One British surgeon's decision to take Snap Inc.'s Spectacles into the operating room could lead to a solution to one of medicine's biggest global problems. According to both the World Health Organization (WHO) and the Lancet Commission on Global Surgery, as many as 17 million deaths are caused every year simply because there are not enough healthcare workers, anesthetists, obstetricians, or surgeons available. That largely comes down to a lack of training and high-quality education, with as many as 5 billion people lacking access to safe, affordable surgical and anesthesia. Of course, the shortage of professionals in those fields has also led to a shortage of individuals who can teach the profession.

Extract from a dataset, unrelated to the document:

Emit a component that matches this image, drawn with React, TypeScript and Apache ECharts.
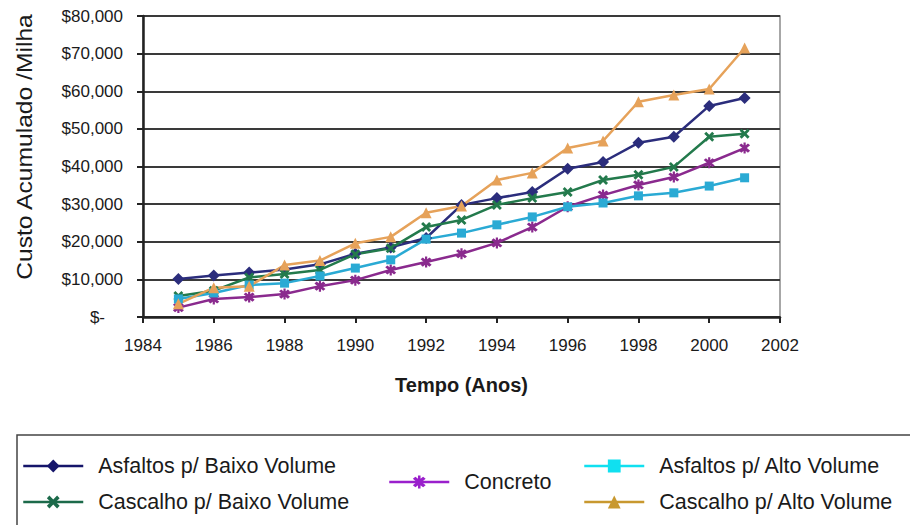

That's a problem that the British surgeon in question – Shafi Ahmed – believes can be answered through the use of VR. Although there have been challenges to the viability of his stance, he isn't alone in that belief either.
Ahmed initially used Spectacles as a way to capture high-quality images of surgical procedures to share with students of the profession as a supplement to their education. However, he quickly moved past that to co-found Medical Realities Ltd. as a way to offer interactive virtual reality learning experiences for trainees. The media also serves the secondary purpose, Ahmed says, which is to inform the public about what goes on during certain surgeries so that there aren't so many misconceptions about it. Over the course of this year, he plans to take things a step further to provide real-time supervision and tutoring of medical students entering into his field. Meanwhile, Ahmed's sentiments are at least partially shared by Josip Car – an associate professor of health services outcomes research at Singapore's Nanyang Technological University's Lee Kong Chian School of Medicine and a collaborator with the WHO on the examination and review of evidence regarding the effectiveness of digital learning. So far, Car says, the evidence seems to suggest that Ahmed's methods would be at least as effective as traditional methods of learning, while also being flexible and scalable.
Marc M. Triola, an associate dean for educational informatics at NYU Langone Health, agrees and says that the medical education sector is ready for a change and that both AR and VR could easily become the standard. Furthermore, that's backed up by the fact that Stanford Medicine in California already uses MRIs, CT scans, and angiograms combined into an interactive 3D image to assist physicians in walking patients through procedures. However, Car is quick to caution that more research is needed in order to validate or refute the initial findings and there are detractors to Ahmed's approach. For example, John Quinn, a vascular surgeon out of Brisbane, says that students can only learn so much from images and video content, even when that content is interactive. He also laments that in addition to the fact that students can't touch or feel the patient, virtual oversight of surgeries could prove distracting or to put needless pressure on surgeons. Moreover, Quinn believes that any benefits can't outweigh the risks associated with violations of patient privacy which accompany the streaming of surgeries.